Not too long ago, we put up an article regarding the strengthening of Kenya’s currency, against the US dollar. Now, the Kenyan shilling gained even more ground against the dollar on Thursday 7th of March 2019, helping it hit a three-and-a-half-year record high.
It traded at an average of Sh99.70 per dollar, a feat last achieved in July 2015. This is a far cry from the Sh100.03 to a dollar rate, the previous day and a major improvement on the 99.85 KSH to the dollar rate, from the week before.
The rise in value is due to the low demand for the dollar by importers. A currency trader with a Kenyan commercial bank told Reuters, “The shilling is strengthening because flows are not getting absorbed by demand.”
The local unit (KSH) has been threatening to breach the Sh100 mark for the past two months, and has gained Sh2.50 to the dollar since the start of the year.

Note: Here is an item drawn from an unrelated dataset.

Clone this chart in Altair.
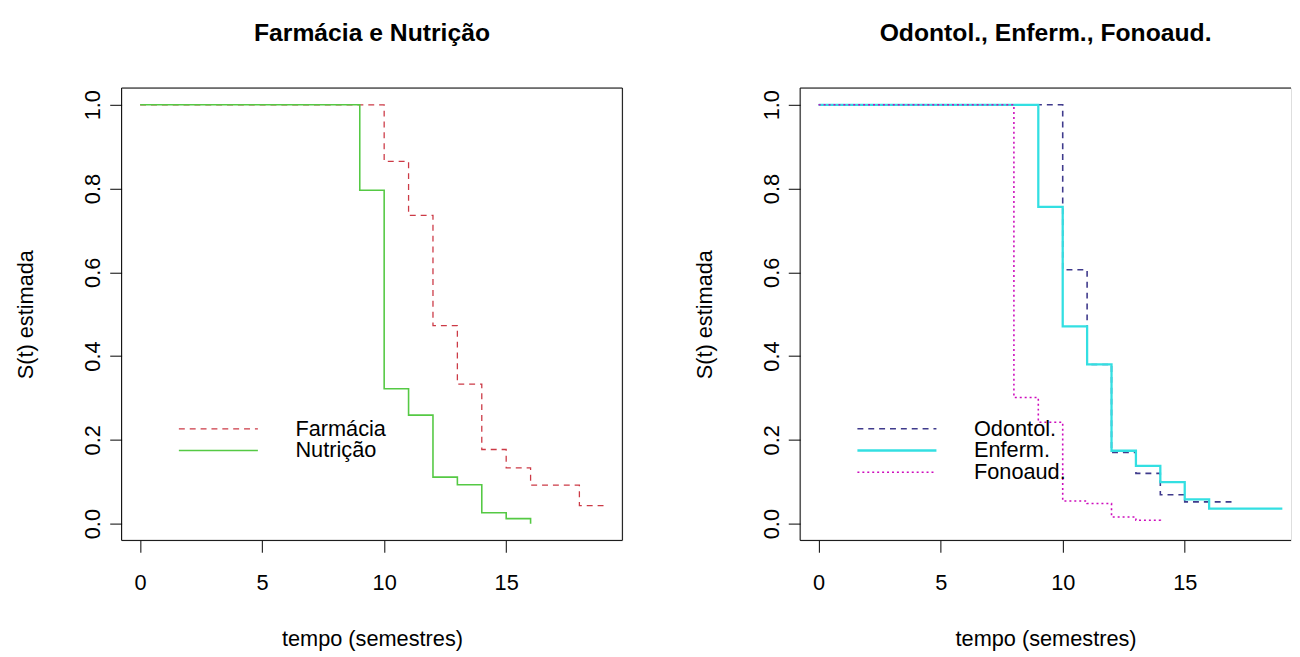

This development, will most definitely ease pressure on the cost of imported commodities for an economy that imports good worth nearly Sh2 trillion with petrol and industrial machinery coming top.
Exporters of goods like flowers, tea and coffee will feel the pinch of reduced earnings once they convert their dollar sales to Kenya shilling.
Remittances from Kenyans living abroad were at their highest level as they have been sending in significantly higher amounts to Kenya. In 2018, these remittances, hit a record Sh270 billion ($2.7 billion). The foreign income from the tourism sector, also went up. Those developments, have helped the Kenyan shilling amid flat export growth. In a nutshell, the high supply of foreign currency ensured that the shilling remained strong.
Other than the dollar inflows from exports and remittances however, there has also been an increase in the number of investors looking at the infrastructure bond currently available for sale.
The demand side has been quiet as buyers adopt a waiting stance anticipating the exchange rate will go lower,” said a dealer at a commercial bank (according to Business Daily Africa).
The kenya shilling’s continuous strengthening against the US dollar in the past two months, has raised optimism that the gains made so far on the greenback will hold.
Kenyan consumers are also already seeing a positive impact on the cost of imported goods.
Fuel prices have come down significantly in the last two review cycles partly as a result of the strengthening shilling and also with the fall in global crude prices in December and January. The stronger shilling further lowers the real cost of importing the commodity for oil marketers who buy dollars in the local market to make their payments.
Other beneficiaries of the currency gain include vehicle importers, who also contribute a significant share of dollar demand when buying vehicles from abroad. Manufacturers who depend on imported raw materials also benefit from lower input costs on their dollar payments to their external suppliers.
But while a strong kenyan shilling is beneficial to importers and the government’s debt repayment plan, it hurts Kenyan exporters. This is because the price of their goods and services will all experience an increase.
Global lender Citi last week, reported that the Kenyan shilling is overvalued and projected that it will end the year at 108.9 against the US dollar.
Time will tell whether or not that projection holds water.